Document Type: Original Article

Authors

1 Modeling in Health Research Center, Shahrekord University of Medical Sciences, Shahrekord, Iran

2 Cellular and Molecular Research Center, School of Medicine, Shahrekord University of Medical Sciences, Shahrekord, Iran

3 Modeling in Health Research Center, Shahrekord University of Medical Sciences, Shahrekord, Iran/Department of Epidemiology and Biostatistics, School of Public Health, Shahrekord University of Medical Sciences, Shahrekord, Iran

Abstract

Background and aims: Ulcerative colitis (UC) is a chronic inflammatory bowel disease (IBD) which
involves the rectum and colonic mucosa, and is often constantly expanding. Few data are available on
risk factors in Chaharmahal and Bakhtiari province. Therefore, the aim of this study was to investigate
the association between potential risk factors and UC in Shahrekord.
Methods: A case-control study was conducted on patients diagnosed with UC. Overall, 27 new cases
of UC and 54 healthy controls in the age range of 20–80 years were studied. Participants were recruited
from Pathologic Centers in Shahrekord in 2018. Chi-square test and t test and were used. Logistic
regression model was employed to analyze the association between risk factors and UC disease.
Results: The mean age at diagnosis was 41.74 years (SD: 7.16 years) and 44.94 years (SD: 6.67
years) for case and control subjects, respectively.

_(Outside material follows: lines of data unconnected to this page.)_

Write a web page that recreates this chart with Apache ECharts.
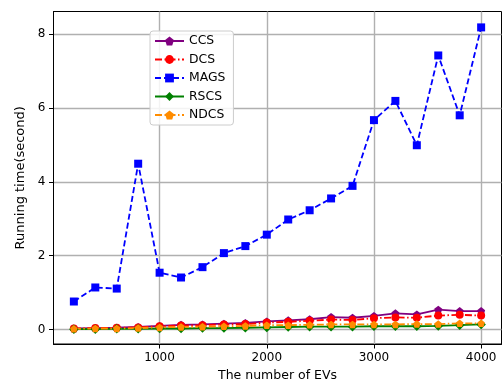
<!DOCTYPE html>
<html>
<head>
<meta charset="utf-8">
<script src="https://cdn.jsdelivr.net/npm/echarts@6/dist/echarts.min.js"></script>
<style>
  html, body { margin: 0; padding: 0; background: #fff; }
  #chart { width: 504px; height: 382px; }
</style>
</head>
<body>
<div id="chart"></div>
<script>
// Number of EVs on the x axis
const evCounts = [200, 400, 600, 800, 1000, 1200, 1400, 1600, 1800, 2000,
                  2200, 2400, 2600, 2800, 3000, 3200, 3400, 3600, 3800, 4000];

// Running time (seconds) per algorithm
const ccs  = [0.03, 0.04, 0.05, 0.07, 0.10, 0.13, 0.14, 0.16, 0.18, 0.22,
              0.25, 0.28, 0.34, 0.32, 0.37, 0.44, 0.41, 0.54, 0.50, 0.50];
const dcs  = [0.03, 0.04, 0.05, 0.06, 0.09, 0.11, 0.12, 0.14, 0.15, 0.19,
              0.21, 0.24, 0.27, 0.26, 0.31, 0.33, 0.32, 0.38, 0.40, 0.38];
const mags = [0.76, 1.14, 1.11, 4.49, 1.54, 1.41, 1.69, 2.07, 2.26, 2.57,
              2.98, 3.23, 3.55, 3.89, 5.67, 6.19, 4.99, 7.42, 5.80, 8.18];
const rscs = [0.01, 0.01, 0.02, 0.02, 0.03, 0.03, 0.04, 0.04, 0.05, 0.06,
              0.07, 0.08, 0.08, 0.08, 0.09, 0.09, 0.09, 0.10, 0.12, 0.14];
const ndcs = [0.02, 0.03, 0.03, 0.04, 0.06, 0.07, 0.08, 0.09, 0.10, 0.12,
              0.12, 0.13, 0.14, 0.14, 0.14, 0.14, 0.15, 0.15, 0.17, 0.17];

const xTicks = [1000, 2000, 3000, 4000];
const yTicks = [0, 2, 4, 6, 8];

const FONT = 'DejaVu Sans';
const PENTAGON = 'path://M0,-1L0.951,-0.309L0.588,0.809L-0.588,0.809L-0.951,-0.309Z';

function pairs(values) {
  return evCounts.map((x, i) => [x, values[i]]);
}

function lineSeries(name, values, color, symbol, size, dash) {
  return {
    name: name,
    type: 'line',
    data: pairs(values),
    symbol: symbol,
    symbolSize: size,
    showAllSymbol: true,
    animation: false,
    lineStyle: { color: color, width: 1.8, type: dash },
    itemStyle: { color: color, borderWidth: 0 },
    emphasis: { disabled: true }
  };
}

const chart = echarts.init(document.getElementById('chart'), null, { renderer: 'canvas' });

chart.setOption({
  backgroundColor: '#fff',
  animation: false,
  grid: {
    left: 53.5, right: 2.5, top: 11.5, bottom: 38,
    outerBoundsMode: 'none',
    containLabel: false,
    show: true, borderColor: '#000', borderWidth: 1, backgroundColor: 'transparent'
  },
  legend: {
    left: 150, top: 31,
    orient: 'vertical',
    itemWidth: 29, itemHeight: 11, itemGap: 4.5,
    padding: [3, 8, 3, 4],
    backgroundColor: 'rgba(255,255,255,0.85)',
    borderColor: '#cccccc', borderWidth: 1, borderRadius: 3,
    textStyle: { fontFamily: FONT, fontSize: 12.4, color: '#000', lineHeight: 14 },
    data: ['CCS', 'DCS', 'MAGS', 'RSCS', 'NDCS']
  },
  xAxis: {
    type: 'value',
    min: 10, max: 4190,
    name: 'The number of EVs',
    nameLocation: 'middle',
    nameGap: 24,
    nameTextStyle: { fontFamily: FONT, fontSize: 12.5, color: '#000' },
    axisLine: { show: true, onZero: false, lineStyle: { color: '#000', width: 1 } },
    axisTick: { show: true, length: 4.5, customValues: xTicks, lineStyle: { color: '#000', width: 1 } },
    axisLabel: {
      customValues: xTicks, margin: 8, fontFamily: FONT, fontSize: 12, color: '#000',
      formatter: v => String(v)
    },
    splitLine: { show: true, lineStyle: { color: '#b0b0b0', width: 1.4 } }
  },
  yAxis: {
    type: 'value',
    min: -0.39, max: 8.61,
    name: 'Running time(second)',
    nameLocation: 'middle',
    nameGap: 10,
    nameTextStyle: { fontFamily: FONT, fontSize: 13, color: '#000' },
    axisLine: { show: true, onZero: false, lineStyle: { color: '#000', width: 1 } },
    axisTick: { show: true, length: 4.5, customValues: yTicks, lineStyle: { color: '#000', width: 1 } },
    axisLabel: {
      customValues: yTicks, margin: 8, fontFamily: FONT, fontSize: 12, color: '#000',
      formatter: v => String(v)
    },
    splitLine: { show: true, lineStyle: { color: '#b0b0b0', width: 1.4 } }
  },
  series: [
    lineSeries('CCS', ccs, '#800080', PENTAGON, 8, 'solid'),
    lineSeries('DCS', dcs, '#ff0000', 'circle', 8, [7, 2.5, 1.5, 2.5]),
    lineSeries('MAGS', mags, '#0000ff', 'rect', 8, [6, 3]),
    lineSeries('RSCS', rscs, '#008000', 'diamond', 9.5, 'solid'),
    lineSeries('NDCS', ndcs, '#ff8c00', PENTAGON, 7.5, [7, 2.5, 1.5, 2.5])
  ]
});
</script>
</body>
</html>
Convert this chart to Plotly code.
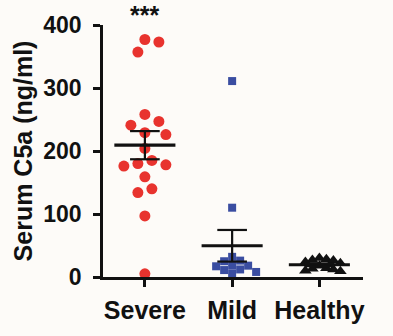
import numpy as np
import plotly.graph_objects as go

# Serum C5a concentrations (ng/ml) per patient group
groups = ["Severe", "Mild", "Healthy"]
severe = [377, 373, 357, 258, 247, 241, 229, 226, 204, 185, 180, 178, 176, 159, 140, 134, 97, 5]
mild = [311, 110, 32, 26, 25, 19, 18, 17, 12, 11, 8, 6]
healthy = [30, 28, 27, 26, 24, 22, 18, 14, 13, 12, 10, 9]
y_ticks = [0, 100, 200, 300, 400]
significance = "***"

# figure geometry
W, H = 393, 336
M = dict(l=103, r=30, t=25, b=49)
X_RANGE = [-0.48, 2.5]
Y_RANGE = [0, 400]
px_per_x = (W - M["l"] - M["r"]) / (X_RANGE[1] - X_RANGE[0])
px_per_y = (H - M["t"] - M["b"]) / (Y_RANGE[1] - Y_RANGE[0])

FONT = "Liberation Sans, Arial, sans-serif"
BG = "#fdfbf8"
INK = "#111111"


def swarm(values, gap):
    """Horizontal offsets (data units) keeping marker centres at least `gap` px apart."""
    placed, offs = [], []
    step = gap * 0.5
    for v in values:
        yp = v * px_per_y
        k = 0
        while True:
            cand = [0.0] if k == 0 else [k * step, -k * step]
            hit = None
            for c in cand:
                if all((c - px) ** 2 + (yp - py) ** 2 >= gap ** 2 for px, py in placed):
                    hit = c
                    break
            if hit is not None:
                placed.append((hit, yp))
                offs.append(hit / px_per_x)
                break
            k += 1
    return offs


series = [
    (severe, dict(symbol="circle", size=11, color="#e8332e"), 14),
    (mild, dict(symbol="square", size=8, color="#3a4da1"), 8),
    (healthy, dict(symbol="triangle-up", size=11, color=INK), 7),
]

fig = go.Figure()
MEAN_HW, CAP_HW = 0.35, 0.17

for i, (vals, marker, gap) in enumerate(series):
    offs = swarm(vals, gap)
    fig.add_trace(go.Scatter(
        x=[i + o for o in offs], y=vals, mode="markers",
        marker=dict(line=dict(width=0), **marker),
        cliponaxis=False, showlegend=False, hoverinfo="y",
    ))

for i, (vals, marker, gap) in enumerate(series):
    a = np.array(vals, dtype=float)
    mean = a.mean()
    sem = a.std(ddof=1) / np.sqrt(len(a))
    # mean bar
    fig.add_trace(go.Scatter(x=[i - MEAN_HW, i + MEAN_HW], y=[mean, mean], mode="lines",
                             line=dict(color=INK, width=3.2), showlegend=False,
                             hoverinfo="skip", cliponaxis=False))
    # SEM whisker with caps
    fig.add_trace(go.Scatter(
        x=[i, i, None, i - CAP_HW, i + CAP_HW, None, i - CAP_HW, i + CAP_HW],
        y=[mean - sem, mean + sem, None, mean + sem, mean + sem, None, mean - sem, mean - sem],
        mode="lines", line=dict(color=INK, width=2.2), showlegend=False,
        hoverinfo="skip", cliponaxis=False))

fig.add_annotation(x=0, y=1 + M["t"] / (H - M["t"] - M["b"]), xref="x", yref="paper",
                   yshift=2, text=f"<b>{significance}</b>", showarrow=False, yanchor="top",
                   font=dict(family=FONT, size=25, color=INK))

fig.update_layout(
    width=W, height=H, margin=dict(**M, pad=0),
    paper_bgcolor=BG, plot_bgcolor=BG,
    font=dict(family=FONT, color=INK),
    xaxis=dict(
        range=X_RANGE, tickmode="array", tickvals=list(range(len(groups))),
        ticktext=[f"<b>{g}</b>" for g in groups],
        showline=True, linecolor=INK, linewidth=2.5, ticks="outside", ticklen=7, tickwidth=2.5,
        tickcolor=INK, showgrid=False, zeroline=False, tickfont=dict(size=25),
        ticklabelstandoff=2,
    ),
    yaxis=dict(
        range=Y_RANGE, tickmode="array", tickvals=y_ticks, ticktext=[f"<b>{t}</b>" for t in y_ticks],
        showline=True, linecolor=INK, linewidth=2.5, ticks="outside", ticklen=7, tickwidth=2.5,
        tickcolor=INK, showgrid=False, zeroline=False, tickfont=dict(size=23),
        ticklabelstandoff=7,
        title=dict(text="<b>Serum C5a (ng/ml)</b>", font=dict(size=25), standoff=4),
    ),
)

fig.write_html("out.html")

Moreover, univariate and multiple odds ratio (OR)
showed that there was no significant association between UC and any of the risk factors including
gender, marital status, education, diastolic blood pressure, history of diabetes, history of hypertension,
permanent use of piped water, night shift work, history of thyroid diseases, depression, history of fatty
liver disease, history of kidney stones, and sleep time and wake-up time in the morning.
Conclusion: Generally, no significant association was observed between UC and the variables in the
present study. Thus, further studies with larger sample size are necessary to better understand the other
risk factors and environmental determinants of UC.